Comprehensive assessment of sequence variation within the copy number variable defensin cluster on 8p23 by target enriched in-depth 454 sequencing
1 Leibniz Institute for Age Research - Fritz Lipmann Institute, Jena, Germany
2 Roche NimbleGen, Inc., Madison WI, USA
3 Institute of Clinical Molecular Biology, Christian-Albrechts-University Kiel, Germany
4 Dept. of General Intermal Medicine, Christian-Albrechts-University Kiel, Germany
BMC Genomics 2011, 12:243 doi:10.1186/1471-2164-12-243Published: 18 May 2011
In highly copy number variable (CNV) regions such as the human defensin gene locus, comprehensive assessment of sequence variations is challenging. PCR approaches are practically restricted to tiny fractions, and next-generation sequencing (NGS) approaches of whole individual genomes e.g. by the 1000 Genomes Project is confined by an affordable sequence depth. Combining target enrichment with NGS may represent a feasible approach.
As a proof of principle, we enriched a ~850 kb section comprising the CNV defensin gene cluster DEFB, the invariable DEFA part and 11 control regions from two genomes by sequence capture and sequenced it by 454 technology. 6,651 differences to the human reference genome were found. Comparison to HapMap genotypes revealed sensitivities and specificities in the range of 94% to 99% for the identification of variations.

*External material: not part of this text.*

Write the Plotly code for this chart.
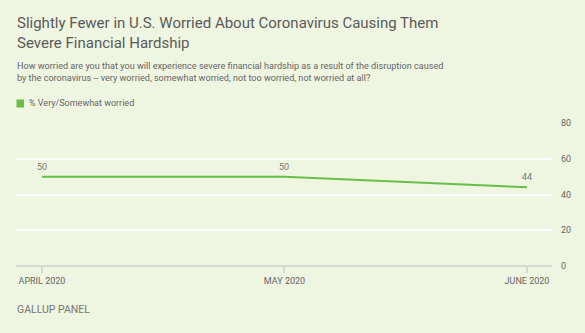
import plotly.graph_objects as go

categories = ["APRIL 2020", "MAY 2020", "JUNE 2020"]
values = [50, 50, 44]
y_ticks = [0, 20, 40, 60, 80]
series_name = "% Very/Somewhat worried"

title_lines = ["Slightly Fewer in U.S. Worried About Coronavirus Causing Them",
               "Severe Financial Hardship"]
subtitle_lines = ["How worried are you that you will experience severe financial hardship as a result of the disruption caused",
                  "by the coronavirus -- very worried, somewhat worried, not too worried, not worried at all?"]
footer = "GALLUP PANEL"

BG = "#EEF5E0"
GREEN = "#66BF48"
TXT = "#666666"
FONT = "Roboto"

xs = list(range(len(categories)))

fig = go.Figure()
fig.add_trace(go.Scatter(
    x=xs, y=values, mode="lines",
    line=dict(color=GREEN, width=2), name=series_name, showlegend=False,
    cliponaxis=False, hoverinfo="skip"))

W, H = 585, 333
ml, mr, mt, mb = 16, 33, 123, 67
PW, PH = W - ml - mr, H - mt - mb

fig.update_layout(
    width=W, height=H, margin=dict(l=ml, r=mr, t=mt, b=mb),
    paper_bgcolor=BG, plot_bgcolor=BG, showlegend=False,
    font=dict(family=FONT, color=TXT),
    xaxis=dict(range=[-0.107, 2.103], tickmode="array",
               tickvals=xs, ticktext=categories,
               showgrid=False, zeroline=False, showline=False,
               ticks="outside", ticklen=6, tickcolor="#D5D9CF", tickwidth=1.5,
               tickfont=dict(family=FONT, size=9, color=TXT), fixedrange=True),
    yaxis=dict(range=[0, 80], side="right", tickmode="array", tickvals=y_ticks,
               showgrid=True, gridcolor="#FFFFFF", gridwidth=1.5,
               zeroline=True, zerolinecolor="#D5D9CF", zerolinewidth=1.5,
               showline=False, ticks="", ticklabelstandoff=8,
               tickfont=dict(family=FONT, size=9, color=TXT), fixedrange=True),
)

def px_x(x):
    return (x - ml) / PW

def px_y(y):
    return (H - mb - y) / PH

annotations = []
for xv, v in zip(xs, values):
    annotations.append(dict(text=str(v), x=xv, y=v, xref="x", yref="y",
                            xanchor="center", yanchor="middle", yshift=10,
                            showarrow=False, font=dict(family=FONT, size=9, color="#777777")))
annotations.append(dict(text="<br>".join(title_lines), x=px_x(15), y=px_y(12), xref="paper", yref="paper",
                        xanchor="left", yanchor="top", align="left", showarrow=False,
                        font=dict(family=FONT, size=15, color="#5A5A5A")))
annotations.append(dict(text="<br>".join(subtitle_lines), x=px_x(15), y=px_y(59), xref="paper", yref="paper",
                        xanchor="left", yanchor="top", align="left", showarrow=False,
                        font=dict(family=FONT, size=9.1, color=TXT)))
annotations.append(dict(text=series_name, x=px_x(27), y=px_y(103.5), xref="paper", yref="paper",
                        xanchor="left", yanchor="middle", showarrow=False,
                        font=dict(family=FONT, size=9, color=TXT)))
annotations.append(dict(text=footer, x=px_x(15), y=px_y(309), xref="paper", yref="paper",
                        xanchor="left", yanchor="middle", showarrow=False,
                        font=dict(family=FONT, size=10.5, color="#777777")))
fig.update_layout(annotations=annotations)

fig.add_shape(type="rect", xref="paper", yref="paper",
              x0=px_x(16.5), x1=px_x(24), y0=px_y(107.5), y1=px_y(99.5),
              fillcolor=GREEN, line=dict(width=0))

fig.write_html("out.html")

Using error probabilities for rigorous filtering revealed 2,886 unique single nucleotide variations (SNVs) including 358 putative novel ones. DEFB CN determinations by haplotype ratios were in agreement with alternative methods.
Although currently labor extensive and having high costs, target enriched NGS provides a powerful tool for the comprehensive assessment of SNVs in highly polymorphic CNV regions of individual genomes. Furthermore, it reveals considerable amounts of putative novel variations and simultaneously allows CN estimation.